▶

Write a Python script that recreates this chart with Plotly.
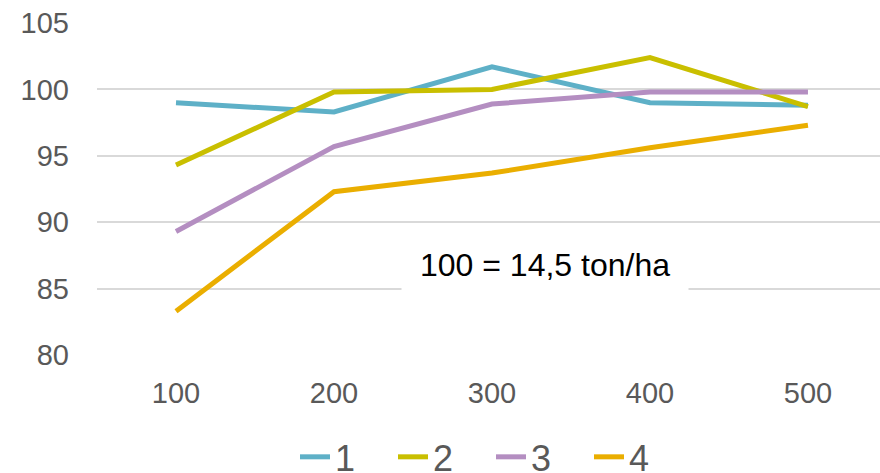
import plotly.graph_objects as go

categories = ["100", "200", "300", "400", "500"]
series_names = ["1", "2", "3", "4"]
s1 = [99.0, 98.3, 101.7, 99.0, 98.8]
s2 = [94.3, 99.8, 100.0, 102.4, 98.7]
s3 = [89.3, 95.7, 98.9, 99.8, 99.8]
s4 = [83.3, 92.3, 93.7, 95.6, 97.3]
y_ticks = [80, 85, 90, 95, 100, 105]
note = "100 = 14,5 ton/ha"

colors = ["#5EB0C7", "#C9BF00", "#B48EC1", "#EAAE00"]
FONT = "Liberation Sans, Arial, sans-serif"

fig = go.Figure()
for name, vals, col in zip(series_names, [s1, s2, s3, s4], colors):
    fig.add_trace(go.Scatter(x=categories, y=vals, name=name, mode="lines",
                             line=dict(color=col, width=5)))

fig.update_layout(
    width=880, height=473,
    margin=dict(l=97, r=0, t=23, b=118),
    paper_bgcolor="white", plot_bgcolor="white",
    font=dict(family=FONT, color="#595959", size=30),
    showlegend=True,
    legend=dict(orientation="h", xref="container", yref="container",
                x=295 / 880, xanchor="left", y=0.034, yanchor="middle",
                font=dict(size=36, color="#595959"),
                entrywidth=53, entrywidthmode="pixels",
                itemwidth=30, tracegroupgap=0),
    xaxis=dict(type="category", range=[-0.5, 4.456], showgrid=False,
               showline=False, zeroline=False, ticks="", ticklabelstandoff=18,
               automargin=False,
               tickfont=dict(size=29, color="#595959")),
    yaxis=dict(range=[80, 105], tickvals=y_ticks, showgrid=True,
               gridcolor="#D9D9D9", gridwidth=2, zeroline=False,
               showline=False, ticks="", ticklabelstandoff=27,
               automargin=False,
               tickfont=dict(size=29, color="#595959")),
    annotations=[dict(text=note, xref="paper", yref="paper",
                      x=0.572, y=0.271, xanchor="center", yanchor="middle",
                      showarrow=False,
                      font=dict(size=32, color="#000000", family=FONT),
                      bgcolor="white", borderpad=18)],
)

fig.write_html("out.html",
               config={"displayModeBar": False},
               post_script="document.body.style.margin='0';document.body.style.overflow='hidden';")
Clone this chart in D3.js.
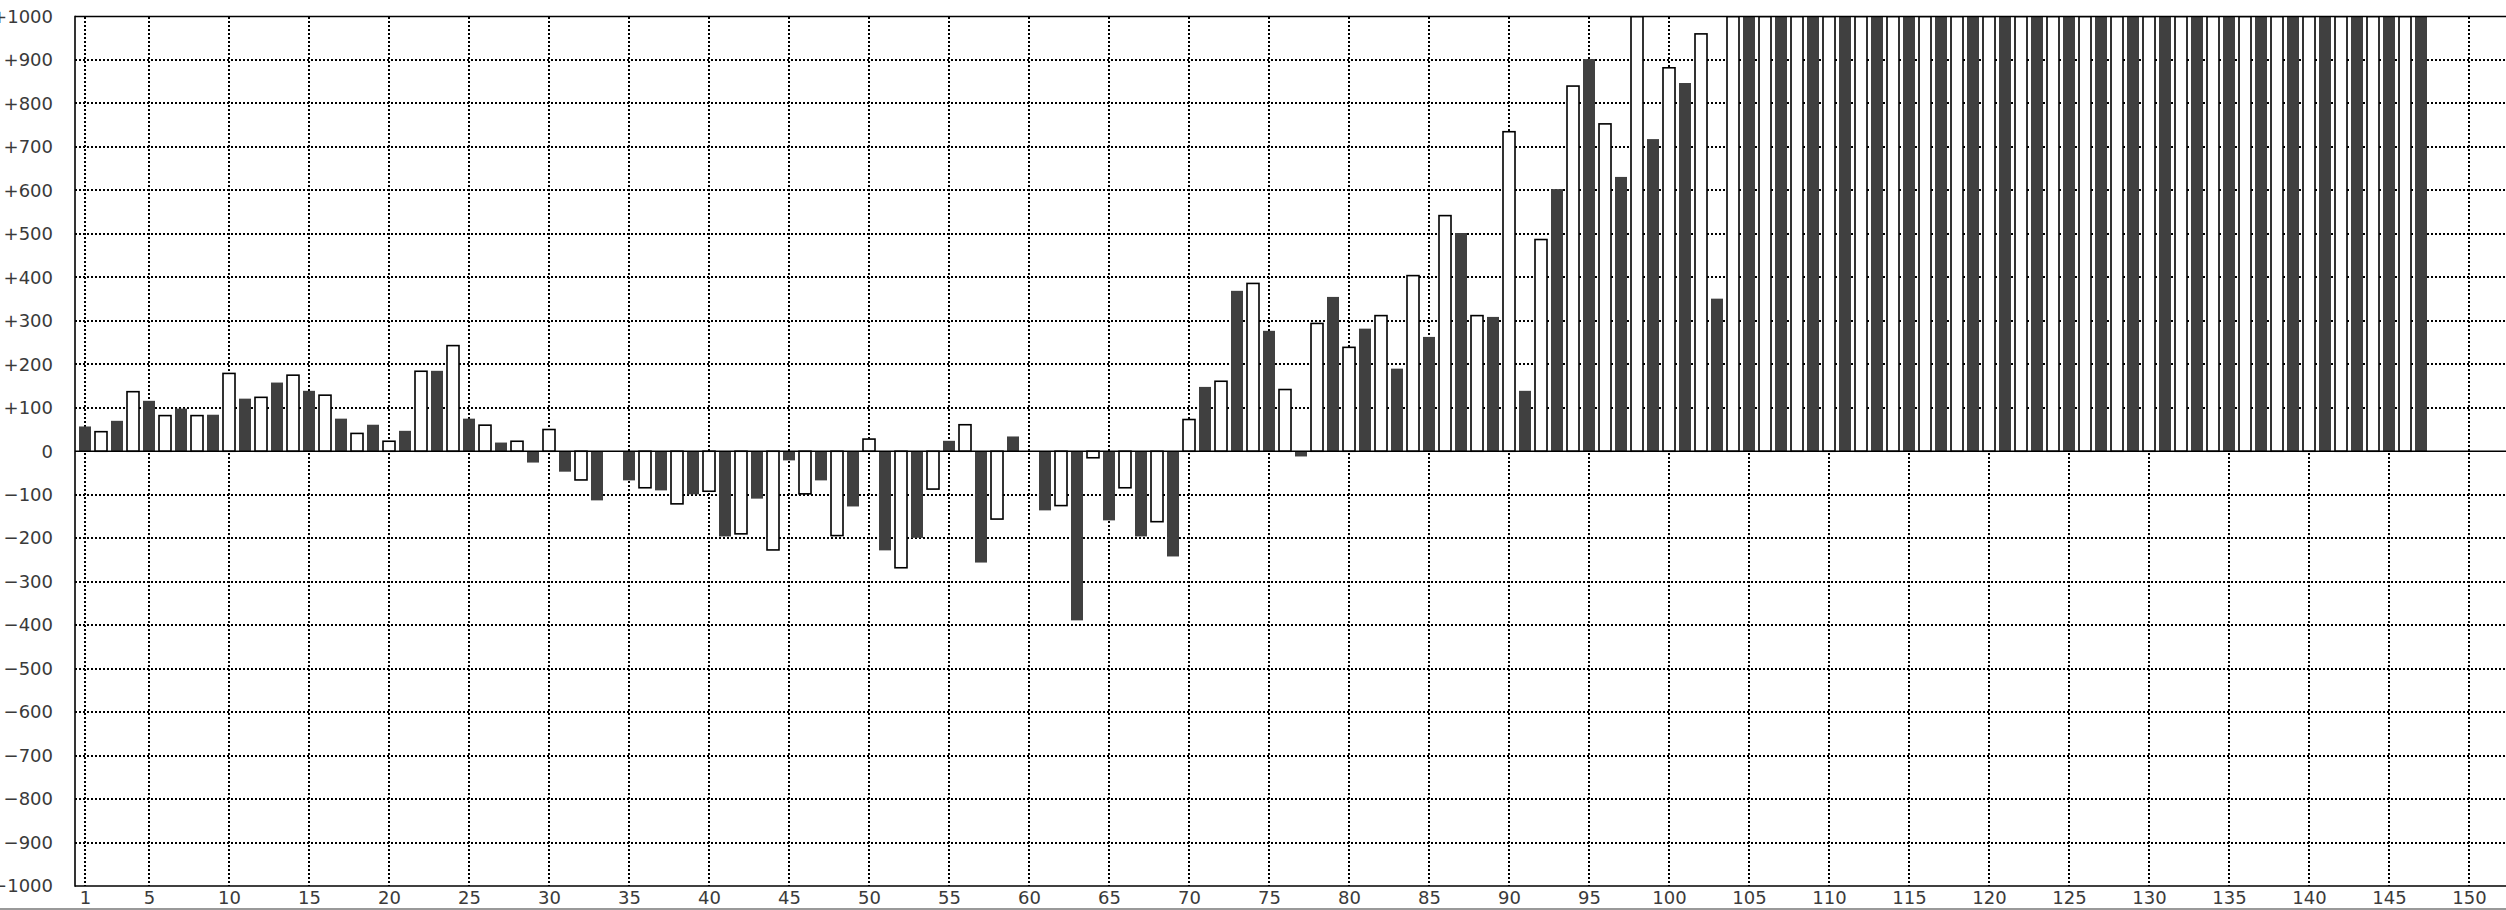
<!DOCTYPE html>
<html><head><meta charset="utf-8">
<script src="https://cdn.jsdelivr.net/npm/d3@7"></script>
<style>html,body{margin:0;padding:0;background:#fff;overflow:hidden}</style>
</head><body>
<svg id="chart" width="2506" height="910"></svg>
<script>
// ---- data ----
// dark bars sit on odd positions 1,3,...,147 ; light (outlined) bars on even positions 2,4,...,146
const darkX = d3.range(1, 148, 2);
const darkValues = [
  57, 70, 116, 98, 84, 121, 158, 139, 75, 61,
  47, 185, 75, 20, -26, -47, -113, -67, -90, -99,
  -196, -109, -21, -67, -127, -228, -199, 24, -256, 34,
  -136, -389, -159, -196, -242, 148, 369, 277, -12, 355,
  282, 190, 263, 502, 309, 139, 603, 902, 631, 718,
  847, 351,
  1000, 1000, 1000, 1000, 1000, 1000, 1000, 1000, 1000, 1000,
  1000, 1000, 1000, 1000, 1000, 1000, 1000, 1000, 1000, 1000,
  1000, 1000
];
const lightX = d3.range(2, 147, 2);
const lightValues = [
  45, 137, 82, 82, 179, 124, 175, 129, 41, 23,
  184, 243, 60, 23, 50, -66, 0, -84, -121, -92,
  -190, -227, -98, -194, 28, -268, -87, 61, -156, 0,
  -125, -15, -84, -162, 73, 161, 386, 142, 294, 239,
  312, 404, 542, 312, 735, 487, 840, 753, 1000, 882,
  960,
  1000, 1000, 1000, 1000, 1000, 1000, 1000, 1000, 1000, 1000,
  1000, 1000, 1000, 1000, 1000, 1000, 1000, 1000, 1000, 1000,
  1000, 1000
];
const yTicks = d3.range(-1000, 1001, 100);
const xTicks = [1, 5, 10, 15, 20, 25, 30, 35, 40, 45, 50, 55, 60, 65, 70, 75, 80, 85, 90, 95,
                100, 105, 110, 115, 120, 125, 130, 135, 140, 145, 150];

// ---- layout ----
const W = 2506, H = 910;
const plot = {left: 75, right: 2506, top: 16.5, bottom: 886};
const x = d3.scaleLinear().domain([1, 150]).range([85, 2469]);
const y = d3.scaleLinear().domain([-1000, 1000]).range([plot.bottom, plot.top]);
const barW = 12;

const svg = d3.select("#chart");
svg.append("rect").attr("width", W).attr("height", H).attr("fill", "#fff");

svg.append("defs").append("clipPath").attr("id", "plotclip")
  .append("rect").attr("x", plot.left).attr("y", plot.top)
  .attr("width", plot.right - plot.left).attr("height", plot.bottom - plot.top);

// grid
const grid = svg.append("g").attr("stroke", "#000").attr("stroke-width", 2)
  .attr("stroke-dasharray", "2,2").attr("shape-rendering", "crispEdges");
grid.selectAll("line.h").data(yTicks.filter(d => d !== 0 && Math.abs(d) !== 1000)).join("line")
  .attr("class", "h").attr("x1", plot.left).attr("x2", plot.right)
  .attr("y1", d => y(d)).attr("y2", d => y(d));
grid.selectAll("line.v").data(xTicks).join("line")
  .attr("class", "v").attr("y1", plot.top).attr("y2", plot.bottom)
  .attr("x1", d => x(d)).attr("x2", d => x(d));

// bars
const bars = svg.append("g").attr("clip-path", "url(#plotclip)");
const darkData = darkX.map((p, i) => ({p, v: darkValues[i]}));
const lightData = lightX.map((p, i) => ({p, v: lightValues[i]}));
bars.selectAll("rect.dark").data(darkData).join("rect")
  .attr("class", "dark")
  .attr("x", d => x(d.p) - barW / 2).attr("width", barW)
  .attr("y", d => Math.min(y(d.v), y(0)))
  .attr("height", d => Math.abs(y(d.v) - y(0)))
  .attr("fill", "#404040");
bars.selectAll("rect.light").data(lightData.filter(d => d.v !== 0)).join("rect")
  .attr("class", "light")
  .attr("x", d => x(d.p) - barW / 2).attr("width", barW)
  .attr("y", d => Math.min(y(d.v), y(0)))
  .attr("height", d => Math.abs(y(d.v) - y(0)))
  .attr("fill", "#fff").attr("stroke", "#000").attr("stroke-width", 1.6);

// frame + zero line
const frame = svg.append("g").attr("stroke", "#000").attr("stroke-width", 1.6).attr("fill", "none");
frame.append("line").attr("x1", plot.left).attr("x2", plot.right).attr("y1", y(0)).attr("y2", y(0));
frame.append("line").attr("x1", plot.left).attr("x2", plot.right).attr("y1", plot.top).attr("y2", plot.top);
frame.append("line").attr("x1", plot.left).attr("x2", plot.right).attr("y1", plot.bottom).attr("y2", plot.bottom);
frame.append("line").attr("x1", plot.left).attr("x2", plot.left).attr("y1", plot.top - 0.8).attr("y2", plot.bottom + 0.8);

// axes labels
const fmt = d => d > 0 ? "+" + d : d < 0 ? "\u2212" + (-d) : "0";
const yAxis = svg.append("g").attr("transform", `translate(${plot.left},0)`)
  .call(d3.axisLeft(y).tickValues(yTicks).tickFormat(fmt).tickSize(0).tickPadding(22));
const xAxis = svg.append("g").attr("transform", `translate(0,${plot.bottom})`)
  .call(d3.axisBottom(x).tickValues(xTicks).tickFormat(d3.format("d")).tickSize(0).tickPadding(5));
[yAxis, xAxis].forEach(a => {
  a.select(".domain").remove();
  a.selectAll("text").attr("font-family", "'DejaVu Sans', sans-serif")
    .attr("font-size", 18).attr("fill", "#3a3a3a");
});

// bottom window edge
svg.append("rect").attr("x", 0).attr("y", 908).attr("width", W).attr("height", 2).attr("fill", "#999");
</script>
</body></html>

◀

_Short problem_
Skip the pictures and quote each line of the entries above, from the first through the line with "line=dict(color=col, width=5)))", exactly as it appears.

_Answer for the task_
Write a Python script that recreates this chart with Plotly.
import plotly.graph_objects as go

categories = ["100", "200", "300", "400", "500"]
series_names = ["1", "2", "3", "4"]
s1 = [99.0, 98.3, 101.7, 99.0, 98.8]
s2 = [94.3, 99.8, 100.0, 102.4, 98.7]
s3 = [89.3, 95.7, 98.9, 99.8, 99.8]
s4 = [83.3, 92.3, 93.7, 95.6, 97.3]
y_ticks = [80, 85, 90, 95, 100, 105]
note = "100 = 14,5 ton/ha"

colors = ["#5EB0C7", "#C9BF00", "#B48EC1", "#EAAE00"]
FONT = "Liberation Sans, Arial, sans-serif"

fig = go.Figure()
for name, vals, col in zip(series_names, [s1, s2, s3, s4], colors):
    fig.add_trace(go.Scatter(x=categories, y=vals, name=name, mode="lines",
                             line=dict(color=col, width=5)))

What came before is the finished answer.